Lee Lozano and Bik van der Pol
Abracadabra: at the peak of her artistic career the artist vanishes. From 1970 to 1982 Lee Lozano (aka 'E' who wanted nothing more to do with 'the universe') performed a piece commanding herself to disappear from the art world. She called it The Dropout Piece.
Hailed by Lucy Lippard as one of the era's greatest Conceptual artists and given a solo show of her earlier paintings at the Whitney in 1970, Lozano finally succeeded in dropping out of the world by dropping dead in 1999 and being buried in an unmarked grave in Dallas. She had turned away from the creation of paintings in the late 1960s, instead choosing to make art that was indistinguishable from the extremely disciplined life she led. These works were manifested as quirky commands inscribed in the notebooks and journals she fastidiously kept, some 16 wrinkled pages of which, both handwritten and typed, were on display at this show. At times Lozano was extremely funny: Grass Piece (1969), for example, involved buying a load of marijuana, smoking it and staying high every day, all day, over the course of six weeks. (Paranoia and tiredness led her to follow it up with a month-long No Grass Piece, 1969). At other times her practice was extremely private. It would have been great to eavesdrop, for example, on the conversations she had for her Dialogue Piece (1969), for which she telephoned all of the art-world notables she knew - among them Dan Graham, Walter de Maria and Robert Morris - and invited them to engage with her in an unrecorded dialogue. The resultant art work is simply a list of the people she spoke to and didn't speak to, accompanied by very minor anecdotes: 'Dan Graham and I have important dialogue in that definite changes were immediately effected because of it' is one such teaser of the many long tête-à-têtes she had over the course of eight months.

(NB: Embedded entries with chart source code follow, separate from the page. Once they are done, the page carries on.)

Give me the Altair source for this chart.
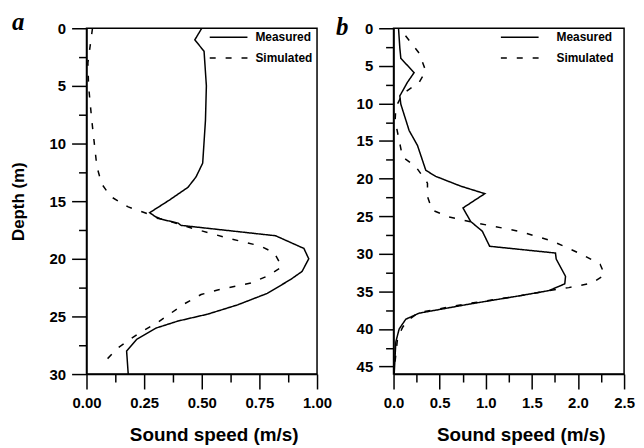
import altair as alt
import pandas as pd

# ---------------- Panel a ----------------
a_meas_depth = [0, 1, 2, 5, 8, 11.7, 12.9, 13.8, 14.9, 16.0, 16.5, 16.9, 17.1, 18.0,
                19.1, 20.0, 21.1, 21.8, 23.0, 24.0, 24.8, 25.4, 26.0, 27.0, 28.0, 30.0]
a_meas_speed = [0.50, 0.47, 0.51, 0.52, 0.516, 0.504, 0.475, 0.44, 0.36, 0.274, 0.31,
                0.397, 0.41, 0.82, 0.943, 0.964, 0.935, 0.885, 0.784, 0.655, 0.526,
                0.397, 0.303, 0.217, 0.174, 0.181]
a_sim_depth = [0, 3, 5, 8, 12, 13.5, 14.6, 15.5, 16.0, 16.5, 17.4, 18.2, 18.9, 19.5,
               20.7, 21.5, 22.1, 22.7, 23.1, 23.9, 25.5, 26.5, 27.7, 29.1]
a_sim_speed = [0.026, 0.006, 0.009, 0.023, 0.045, 0.066, 0.105, 0.181, 0.253, 0.318,
               0.468, 0.612, 0.756, 0.815, 0.848, 0.784, 0.713, 0.569, 0.497, 0.425,
               0.31, 0.224, 0.138, 0.07]

# ---------------- Panel b ----------------
b_meas_depth = [0, 2.6, 4.0, 5.9, 7.2, 9.0, 10.1, 13.6, 15.6, 18.9, 19.7, 21.0, 22.0,
                23.9, 25.7, 27.0, 29.0, 29.9, 30.7, 33.0, 34.0, 34.9, 35.6, 36.7,
                37.9, 38.7, 40.0, 41.7, 46.0]
b_meas_speed = [0.054, 0.068, 0.079, 0.223, 0.15, 0.068, 0.079, 0.169, 0.26, 0.35,
                0.458, 0.728, 0.99, 0.753, 0.836, 0.963, 1.042, 1.756, 1.764, 1.865,
                1.857, 1.684, 1.36, 0.818, 0.277, 0.133, 0.061, 0.025, 0.007]
b_sim_depth = [1.0, 3.3, 5.7, 7.2, 8.75, 10.5, 12.3, 14.9, 17.1, 18.4, 20.6, 22.4,
               24.2, 25.1, 25.8, 27.0, 28.3, 30.1, 31.4, 32.8, 33.9, 34.5, 34.9,
               35.6, 36.6, 37.8, 38.9, 39.8, 41.3, 45.7]
b_sim_speed = [0.13, 0.277, 0.35, 0.277, 0.097, 0.025, 0.017, 0.061, 0.097, 0.241,
               0.368, 0.368, 0.42, 0.6, 0.855, 1.36, 1.72, 2.045, 2.24, 2.29, 2.15,
               1.9, 1.684, 1.36, 0.818, 0.277, 0.15, 0.097, 0.043, 0.005]

series_names = ["Measured", "Simulated"]

a_x_major = [0, 0.25, 0.5, 0.75, 1.0]
a_x_minor = [0.125, 0.375, 0.625, 0.875]
a_y_major = [0, 5, 10, 15, 20, 25, 30]
a_y_minor = [2.5, 7.5, 12.5, 17.5, 22.5, 27.5]
b_x_major = [0, 0.5, 1.0, 1.5, 2.0, 2.5]
b_x_minor = [0.25, 0.75, 1.25, 1.75, 2.25]
b_y_major = [0, 5, 10, 15, 20, 25, 30, 35, 40, 45]
b_y_minor = [2.5, 7.5, 12.5, 17.5, 22.5, 27.5, 32.5, 37.5, 42.5]

W, H = 232, 348
MAJOR, MINOR = 15, 8
FONT = "Liberation Sans"


def frame(md, ms, sd, ss):
    return pd.concat([
        pd.DataFrame({"depth": md, "speed": ms, "series": series_names[0]}),
        pd.DataFrame({"depth": sd, "speed": ss, "series": series_names[1]}),
    ], ignore_index=True)


def panel(df, xdomain, xmaj, xmin, xfmt, ydomain, ymaj, ymin, ytitle,
          letter, letter_x, letter_y, leg_x, leg_y, lab_off):
    xs = alt.Scale(domain=xdomain, nice=False, zero=False)
    ys = alt.Scale(domain=ydomain, nice=False, zero=False, reverse=True)
    common = dict(tickColor="black", tickWidth=1.5, tickOpacity=1, domainColor="black",
                  domainWidth=1.5, grid=False, zindex=1, labelFlush=False, labelOverlap=False,
                  labelFont=FONT, labelFontSize=15, labelFontWeight="bold", labelColor="black",
                  titleFont=FONT, titleFontWeight="bold", titleColor="black")
    # major axes (with labels) and minor axes (ticks only) share one scale each
    x_major = alt.Axis(values=xmaj, format=xfmt, title="Sound speed (m/s)", orient="bottom",
                       ticks=True, tickSize=MAJOR, labelPadding=7, titlePadding=15,
                       titleFontSize=19, titleX=W / 2 + 12, **common)
    x_minor = alt.Axis(values=xmin, labels=False, domain=False, title=None, orient="bottom",
                       ticks=True, tickSize=MINOR, tickColor="black", tickWidth=1.5,
                       tickOpacity=1, grid=False, zindex=1)
    y_major = alt.Axis(values=ymaj, format="d", title=ytitle, orient="left",
                       ticks=True, tickSize=MAJOR, labelPadding=6, titlePadding=22,
                       titleFontSize=17, **common)
    y_minor = alt.Axis(values=ymin, labels=False, domain=False, title=None, orient="left",
                       ticks=True, tickSize=MINOR, tickColor="black", tickWidth=1.5,
                       tickOpacity=1, grid=False, zindex=1)

    lines = alt.Chart(df).mark_line(color="black", strokeWidth=1.5).encode(
        x=alt.X("speed:Q", scale=xs, axis=x_major),
        y=alt.Y("depth:Q", scale=ys, axis=y_major),
        strokeDash=alt.StrokeDash(
            "series:N",
            scale=alt.Scale(domain=series_names, range=[[1, 0], [6, 10]]),
            legend=alt.Legend(
                title=None, orient="none", legendX=leg_x, legendY=leg_y,
                symbolType="M-3.04,0L3.04,0", symbolSize=156, symbolStrokeWidth=1.5,
                symbolStrokeColor="black", symbolFillColor="transparent",
                labelOffset=lab_off, rowPadding=8, padding=0,
                labelFont=FONT, labelFontSize=12, labelFontWeight="bold", labelColor="black",
            ),
        ),
        order=alt.Order("depth:Q"),
    )
    minor = alt.Chart(df).mark_line(strokeOpacity=0).encode(
        x=alt.X("speed:Q", scale=xs, axis=x_minor),
        y=alt.Y("depth:Q", scale=ys, axis=y_minor),
        detail="series:N",
        order=alt.Order("depth:Q"),
    )
    tag = alt.Chart(pd.DataFrame({"letter": [letter]})).mark_text(
        font="Liberation Serif", fontSize=25, fontWeight="bold", fontStyle="italic",
        align="left", baseline="alphabetic", color="black",
    ).encode(text="letter:N", x=alt.value(letter_x), y=alt.value(letter_y))
    return alt.layer(lines, minor, tag).resolve_axis(
        x="independent", y="independent"
    ).properties(width=W, height=H)


pa = panel(frame(a_meas_depth, a_meas_speed, a_sim_depth, a_sim_speed),
           [0, 1], a_x_major, a_x_minor, ".2f", [0, 30], a_y_major, a_y_minor, "Depth (m)",
           "a", -75, 2, 136, 2, 20)
pb = panel(frame(b_meas_depth, b_meas_speed, b_sim_depth, b_sim_speed),
           [0, 2.5], b_x_major, b_x_minor, ".1f", [0, 46], b_y_major, b_y_minor, None,
           "b", -58, 7, 120, 2, 30)

chart = alt.hconcat(pa, pb, spacing=2).resolve_legend(strokeDash="independent").configure(
    padding={"left": 0, "top": 0, "right": 0, "bottom": 0}
).configure_view(stroke="black", strokeWidth=1.5)

chart.save("out.html", embed_options={"renderer": "svg", "actions": False})
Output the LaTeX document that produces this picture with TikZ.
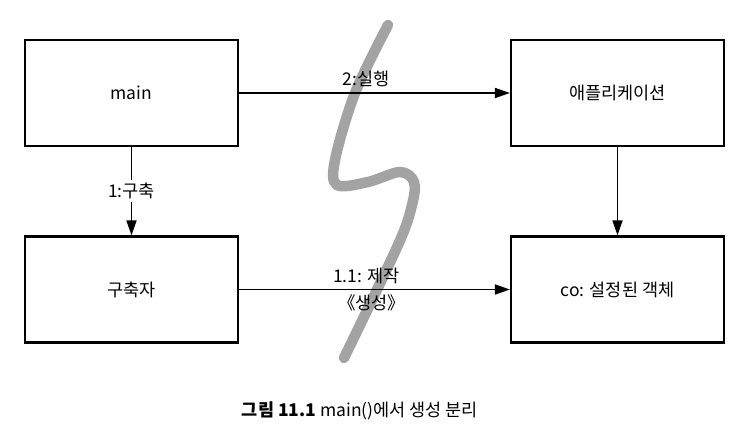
\documentclass[tikz,border=0pt]{standalone}
\usepackage{fontspec}
\setmainfont{Noto Sans CJK KR}
\usetikzlibrary{arrows.meta,backgrounds,positioning}

\begin{document}
\begin{tikzpicture}[
    x=1pt, y=-1pt,
    font=\fontsize{17.5}{21}\selectfont,
    box/.style={rectangle, draw, line width=2.2pt, minimum width=213pt, minimum height=106pt, align=center, inner sep=0pt},
    arrow/.style={-{Triangle[length=15pt,width=10pt]}, line width=1.7pt},
    lbl/.style={inner sep=1pt},
    squiggle/.style={line width=10.5pt, draw=black!36, line cap=round}
]
    \useasboundingbox (0,0) rectangle (755,442);
    \node[box] (main) at (131.5,93) {main};
    \node[box] (app) at (617.5,93) {애플리케이션};
    \node[box] (builder) at (131.5,289.5) {구축자};
    \node[box] (co) at (617.5,289.5) {co: 설정된 객체};
    \draw[arrow] (main) -- node[lbl, above=4pt, pos=0.47] {2:실행} (app);
    \draw[arrow] (main) -- node[lbl, fill=white, inner sep=3pt] {1:구축} (builder);
    \draw[arrow] (app) -- (co);
    \draw[arrow] (builder) -- node[lbl, above=4pt, pos=0.47] {1.1: 제작} node[lbl, below=3pt, pos=0.49] {《생성》} (co);
    % the cut between the two halves
    \begin{scope}[on background layer]
        \draw[squiggle] plot[smooth, tension=0.55] coordinates {(388,25) (355,93) (335,160) (337,185) (368,182) (400,172) (414,182) (412,205) (398,245) (344,358)};
    \end{scope}
    \node (caption) at (360,411) {\textbf{그림 11.1} main()에서 생성 분리};
\end{tikzpicture}
\end{document}
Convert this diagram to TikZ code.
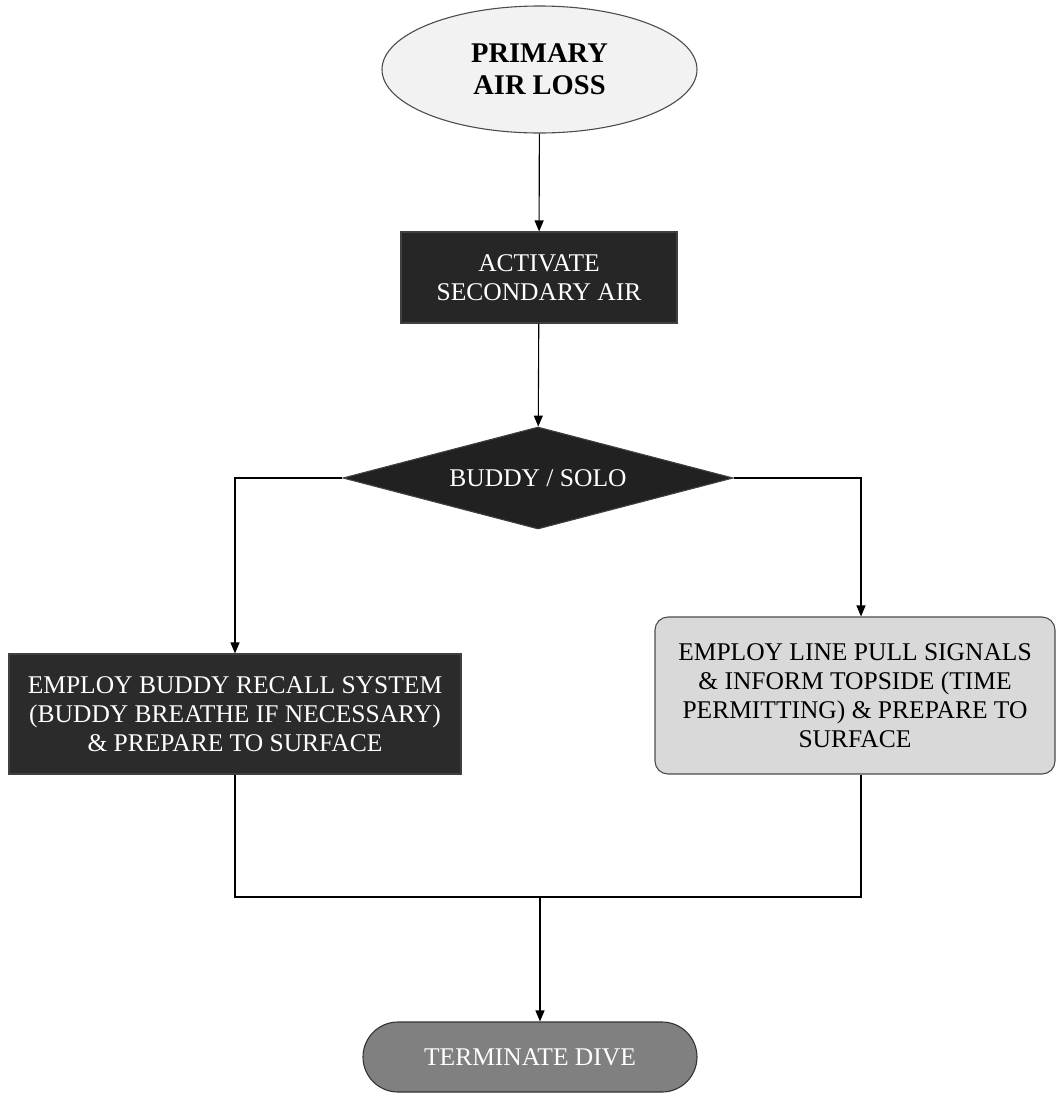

'Seek the extreme' is an entry in her journal during April 1969. She began The Dropout Piece in 1970, writing 'it is the hardest work I have ever done [in] that it involves the destruction of (or at least complete understanding of) powerful emotional habits. I want to get over my habit of emotional dependence on love.' A year later she would direct her dropout energies towards those of her own sex. Frustration with the feminist critics who railed on her for showing her paintings in the very male institution of the Whitney led to The Boycott Piece (1971), for which Lozano decided to avoid all women. The work developed into an extreme response she upheld until her dying day. She apparently even refused to go into a shop if there was a woman behind the counter.
Lozano's work is anything but blackballed today, even if she still remains a relatively unknown figure. Her reputation was recently resuscitated by two Dutch artists Liesbeth Bik and Jos van der Pol (aka Bik van der Pol). They too have made their art indistinguishable from their life. Their own Disappearance Piece (1998-2000), for example, involved the theft of nearly 100 handbooks - How to Disappear Completely and Never Be Found. This was a response to the public's willingness to steal books, and supposedly demonstrated the death of the 'spectator' by locating the art work as something distanced from artists and created by the hands of a somewhat kleptomaniac stranger. Documentation of this piece was haphazardly hung: blue gel was stuck to the windows, which gave the gallery an almost Yves Klein blue glow, or what Bik van der Pol described as 'separating the art space from the outside world'. Klein's declared '... hatred for birds which flew back and forth across my blue, cloudless sky, because they tried to bore holes in my greatest and most beautiful work' filled one corner of the room where a rifle was propped against the wall. However, the show was not so much a homage to a forgotten artist, who was driven to alienate herself from what she saw as her handicapping need for attention, as a springboard for discussion about the state of Conceptual art today.